There is some combat, and while it’s hardly Prince of Persia’s focus, it looks mightily spectacular. You fight only a single enemy at a time, including the four main bosses, which you’ll take on multiple times. Battles are on the simple side: you have four main attacks–sword, gauntlet, Elika’s magic, and acrobatic vault–that you can string into various combos. Enemies can change states, making certain attacks ineffective, and there are some other occasional twists. Yet like the platforming, it is on the easy side; even if Elika is bound by corrupted tentacles or rendered unconscious, she’s always there to pluck you from death’s cold embrace should you miss an important quicktime event (of which there are many). But battles are still uniquely satisfying and look fantastic. The prince throws Elika into the air with ease, stringing throws, slices, and magic attacks together as the camera zooms in and out to showcase the slashes and backflips. The stringent enemy-focused camera and odd scuttling motions of the prince feel confining but work just fine in most of these battles, though they’re a bit less successful during certain boss fights that require some environmental manipulation.

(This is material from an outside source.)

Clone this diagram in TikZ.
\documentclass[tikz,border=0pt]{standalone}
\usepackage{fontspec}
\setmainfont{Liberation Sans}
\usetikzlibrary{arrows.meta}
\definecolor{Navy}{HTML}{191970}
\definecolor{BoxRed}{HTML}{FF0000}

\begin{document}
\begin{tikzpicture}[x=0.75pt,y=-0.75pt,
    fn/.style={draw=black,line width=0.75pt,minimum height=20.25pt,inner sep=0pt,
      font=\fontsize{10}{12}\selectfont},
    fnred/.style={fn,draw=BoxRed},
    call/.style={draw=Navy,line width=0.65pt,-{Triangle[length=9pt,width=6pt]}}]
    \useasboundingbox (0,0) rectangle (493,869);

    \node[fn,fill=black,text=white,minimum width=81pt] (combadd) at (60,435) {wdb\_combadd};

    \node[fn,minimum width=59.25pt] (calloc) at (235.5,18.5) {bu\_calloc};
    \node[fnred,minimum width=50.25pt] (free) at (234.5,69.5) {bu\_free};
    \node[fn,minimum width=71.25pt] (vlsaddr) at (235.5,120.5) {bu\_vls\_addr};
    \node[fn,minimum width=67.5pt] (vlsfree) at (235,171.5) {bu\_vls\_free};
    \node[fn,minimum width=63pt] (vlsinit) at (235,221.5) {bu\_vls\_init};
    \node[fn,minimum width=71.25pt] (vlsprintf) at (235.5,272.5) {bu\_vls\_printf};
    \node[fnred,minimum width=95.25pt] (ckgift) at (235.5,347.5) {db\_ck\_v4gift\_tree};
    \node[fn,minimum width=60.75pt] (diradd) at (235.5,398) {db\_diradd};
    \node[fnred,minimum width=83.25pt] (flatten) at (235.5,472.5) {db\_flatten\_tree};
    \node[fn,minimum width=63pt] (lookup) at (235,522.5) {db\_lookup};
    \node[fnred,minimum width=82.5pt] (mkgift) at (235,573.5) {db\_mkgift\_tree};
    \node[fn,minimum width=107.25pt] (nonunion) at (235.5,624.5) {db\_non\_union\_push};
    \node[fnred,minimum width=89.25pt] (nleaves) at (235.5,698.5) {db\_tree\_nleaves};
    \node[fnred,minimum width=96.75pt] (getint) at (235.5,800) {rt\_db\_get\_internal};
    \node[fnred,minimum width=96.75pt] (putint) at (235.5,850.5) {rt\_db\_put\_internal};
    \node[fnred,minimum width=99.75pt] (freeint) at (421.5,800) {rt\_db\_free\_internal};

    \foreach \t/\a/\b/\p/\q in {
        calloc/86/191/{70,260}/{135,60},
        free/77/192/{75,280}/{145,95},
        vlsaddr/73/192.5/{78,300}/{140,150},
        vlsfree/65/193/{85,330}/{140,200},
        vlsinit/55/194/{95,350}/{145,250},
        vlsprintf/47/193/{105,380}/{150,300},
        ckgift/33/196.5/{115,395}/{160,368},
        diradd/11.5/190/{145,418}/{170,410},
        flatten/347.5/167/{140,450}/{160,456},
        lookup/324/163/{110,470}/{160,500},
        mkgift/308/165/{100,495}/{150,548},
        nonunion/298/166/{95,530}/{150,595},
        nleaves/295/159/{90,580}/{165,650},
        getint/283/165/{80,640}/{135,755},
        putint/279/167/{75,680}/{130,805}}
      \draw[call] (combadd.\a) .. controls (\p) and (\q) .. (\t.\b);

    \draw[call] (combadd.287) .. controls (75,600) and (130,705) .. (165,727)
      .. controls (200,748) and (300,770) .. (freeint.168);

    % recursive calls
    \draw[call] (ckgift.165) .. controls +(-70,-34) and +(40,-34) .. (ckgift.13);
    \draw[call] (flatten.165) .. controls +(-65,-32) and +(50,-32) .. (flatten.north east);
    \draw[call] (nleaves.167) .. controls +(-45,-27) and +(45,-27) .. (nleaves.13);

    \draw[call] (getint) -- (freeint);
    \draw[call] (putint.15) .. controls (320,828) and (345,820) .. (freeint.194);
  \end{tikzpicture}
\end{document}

Combat’s not the only thing that looks spectacular. Prince of Persia is beautiful to look at, thanks to vibrant cel-shading and some sumptuous environments. Tendrils of corruption reach toward you as you navigate the cold, colorless caverns of infertile regions. The contrast between these areas and the beautifully lit vistas and thriving vegetation of healed locales is palpable, and the transformation of a fertile ground from darkness to light may remind you of similarly impressive moments in Okami. There are a few rough spots here and there, in the way of glitched animations and tiny frame rate stutters, but they barely detract from the lovely visual design. While there are some minor differences, all three versions look great and well represent the capabilities of their respective platforms. And all three feature the same lovely ambient music, which sounds more Persian than the very American-sounding prince.

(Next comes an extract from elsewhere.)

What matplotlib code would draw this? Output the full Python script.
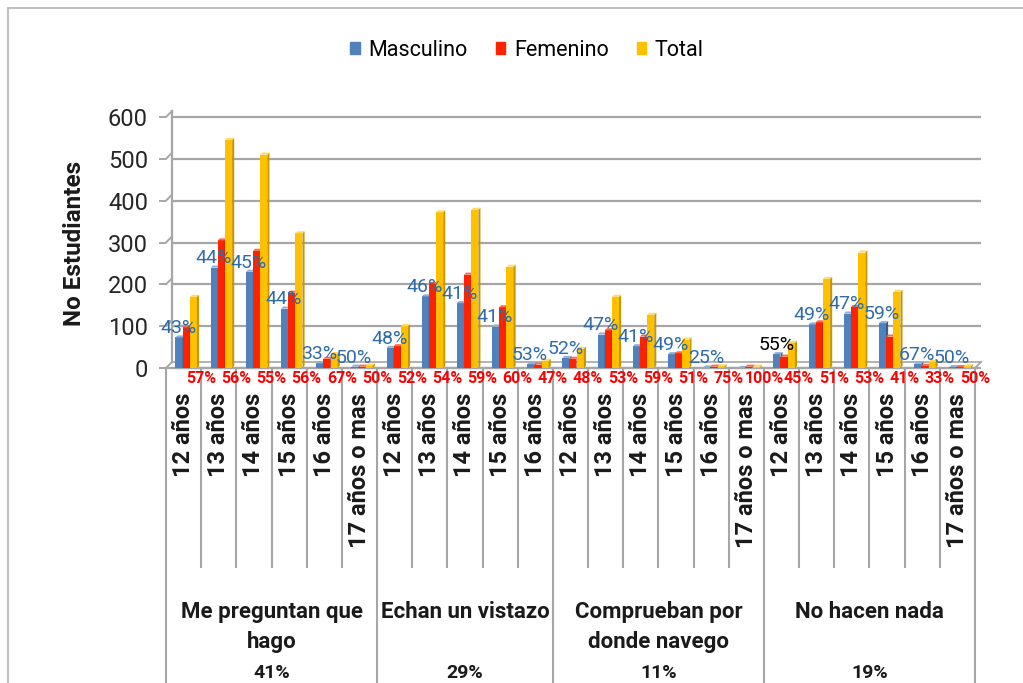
import matplotlib
matplotlib.use("Agg")
import matplotlib.pyplot as plt
from matplotlib.patches import Patch, Polygon, Rectangle
import matplotlib.transforms as mtransforms
import numpy as np

plt.rcParams['font.family'] = ['Roboto', 'DejaVu Sans']

# datos
edades = ["12 años", "13 años", "14 años", "15 años", "16 años", "17 años o mas",
          "12 años", "13 años", "14 años", "15 años", "16 años",
          "12 años", "13 años", "14 años", "15 años", "16 años", "17 años o mas",
          "12 años", "13 años", "14 años", "15 años", "16 años", "17 años o mas"]
grupos = ["Me preguntan que\nhago", "Echan un vistazo", "Comprueban por\ndonde navego", "No hacen nada"]
grupos_pct = ["41%", "29%", "11%", "19%"]
grupos_n = [6, 5, 6, 6]

masculino = [73, 240, 230, 142, 11, 3, 48, 171, 155, 99, 9,
             24, 80, 52, 33, 1, 0, 33, 104, 130, 107, 10, 2]
femenino = [97, 305, 280, 180, 22, 3, 52, 201, 223, 145, 8,
            22, 90, 75, 35, 3, 3, 27, 109, 146, 75, 5, 2]
total = [170, 545, 510, 322, 33, 6, 100, 372, 378, 242, 17,
         46, 170, 127, 68, 4, 3, 60, 213, 276, 182, 15, 4]

pct_masc = ["43%", "44%", "45%", "44%", "33%", "50%", "48%", "46%", "41%", "41%", "53%",
            "52%", "47%", "41%", "49%", "25%", "", "55%", "49%", "47%", "59%", "67%", "50%"]
pct_fem = ["57%", "56%", "55%", "56%", "67%", "50%", "52%", "54%", "59%", "60%", "47%",
           "48%", "53%", "59%", "51%", "75%", "100%", "45%", "51%", "53%", "41%", "33%", "50%"]

series = [("Masculino", masculino, '#4F81BD', '#385D8A', '#8DB0DB'),
          ("Femenino", femenino, '#FF2200', '#B81800', '#FF6A4D'),
          ("Total", total, '#FFC000', '#C79500', '#FFDA66')]

W, H = 1023, 683
fig = plt.figure(figsize=(W / 100, H / 100), dpi=100)
ax = fig.add_axes([166 / W, 1 - 368 / H, 809 / W, 251 / H])
n = len(edades)
ax.set_xlim(0, n)
ax.set_ylim(0, 600)
for s in ax.spines.values():
    s.set_visible(False)

# profundidad 3D aproximada (6 px)
ux = 809 / n
uy = 251 / 600
dx, dy = 6 / ux, 6 / uy
grid_c = '#A6A6A6'
yt = np.arange(0, 700, 100)
ax.hlines(yt, dx, n + dx, color=grid_c, lw=1.6, zorder=0, clip_on=False)
ax.plot([dx, dx], [dy, 600 + dy], color=grid_c, lw=1.6, clip_on=False, zorder=0)
for v in yt:
    ax.plot([0, dx], [v, v + dy], color=grid_c, lw=1.4, clip_on=False, zorder=0)
ax.plot([0, n], [0, 0], color=grid_c, lw=1.6, clip_on=False, zorder=0)
ax.plot([n, n + dx], [0, dy], color=grid_c, lw=1.4, clip_on=False, zorder=0)
ax.hlines([dy], dx, n + dx, color=grid_c, lw=1.2, clip_on=False, zorder=0)

ax.set_yticks(yt)
ax.tick_params(axis='y', length=5, width=1.4, color=grid_c, pad=8,
               labelsize=17, labelcolor='#262626')
ax.set_xticks([])

# barras con un poco de efecto 3D
x = np.arange(n) + 0.5
w = 0.2
offs = [-0.13, 0.07, 0.28]
bdx, bdy = dx * 0.35, dy * 0.35
for (name, vals, fc, sc, tc), o in zip(series, offs):
    xs = x + o
    ax.bar(xs, vals, width=w, color=fc, zorder=3)
    for xi, v in zip(xs, vals):
        r = xi + w / 2
        l = xi - w / 2
        ax.add_patch(Polygon([(r, 0), (r, v), (r + bdx, v + bdy), (r + bdx, bdy)],
                             closed=True, fc=sc, ec='none', zorder=3))
        ax.add_patch(Polygon([(l, v), (r, v), (r + bdx, v + bdy), (l + bdx, v + bdy)],
                             closed=True, fc=tc, ec='none', zorder=3))

# etiquetas de porcentaje
for i in range(n):
    c = '#000000' if i == 17 else '#2F6CA8'
    ax.text(x[i] - 0.15, masculino[i] + 22, pct_masc[i], ha='center', va='center',
            fontsize=14, color=c, zorder=5)
trans_b = mtransforms.blended_transform_factory(ax.transData, ax.transAxes)
for i in range(n):
    ax.text(x[i] + 0.5, -0.04, pct_fem[i], ha='center', va='center', fontsize=11.5,
            fontweight='bold', color='#FF0000', transform=trans_b, zorder=5)

# eje de categorias
sep_c = '#A6A6A6'
bounds = np.cumsum([0] + grupos_n)
for b in range(n + 1):
    y_end = -1.35 if b in bounds else -(567 - 368) / 251
    ax.plot([b, b], [0, y_end], color=sep_c, lw=1.5, transform=trans_b, clip_on=False)
for i, lab in enumerate(edades):
    ax.text(x[i], -(393 - 368) / 251, lab, rotation=90, ha='center', va='top',
            fontsize=17, fontweight='bold', color='#1a1a1a', transform=trans_b)
for g in range(len(grupos)):
    cx = (bounds[g] + bounds[g + 1]) / 2
    ax.text(cx, -(601 - 368) / 251, grupos[g], ha='center', va='top', fontsize=16,
            fontweight='bold', color='#1a1a1a', linespacing=1.45, transform=trans_b)
    ax.text(cx, -(682 - 368) / 251, grupos_pct[g], ha='center', va='bottom', fontsize=14,
            fontweight='bold', color='#1a1a1a', transform=trans_b)

ax.set_ylabel("No Estudiantes", fontsize=17.5, fontweight='bold', color='#1a1a1a')
ax.yaxis.set_label_coords(-(166 - 86) / 809, (368 - 243) / 251)

handles = [Patch(color=s[2]) for s in series]
fig.legend(handles, [s[0] for s in series], loc='center', bbox_to_anchor=(527 / W, 1 - 50 / H),
           ncol=3, frameon=False, fontsize=15.5, handlelength=0.45, handleheight=0.45,
           handletextpad=0.4, columnspacing=1.3)

fig.patches.append(Rectangle((8 / W, -0.1), 1.2, 1.1 - 8 / H, transform=fig.transFigure,
                             fill=False, ec='#BFBFBF', lw=1.5))

fig.savefig("out.png", dpi=100)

Most will be able to finish Prince of Persia in around a dozen hours, though if you want to collect every scattered light seed and avoid quick travel (you can teleport from one healed ground to another instantly), you could add a few more hours to the total. But while a few unlockable skins may not seem like enough reason to return, this game is so enjoyable and delightful that you may want to return to it as you would return to a favorite fantasy novel or film. While its lack of challenge may lull fans, its ease of use will delight newcomers and draw in anyone who appreciates a touch of magic.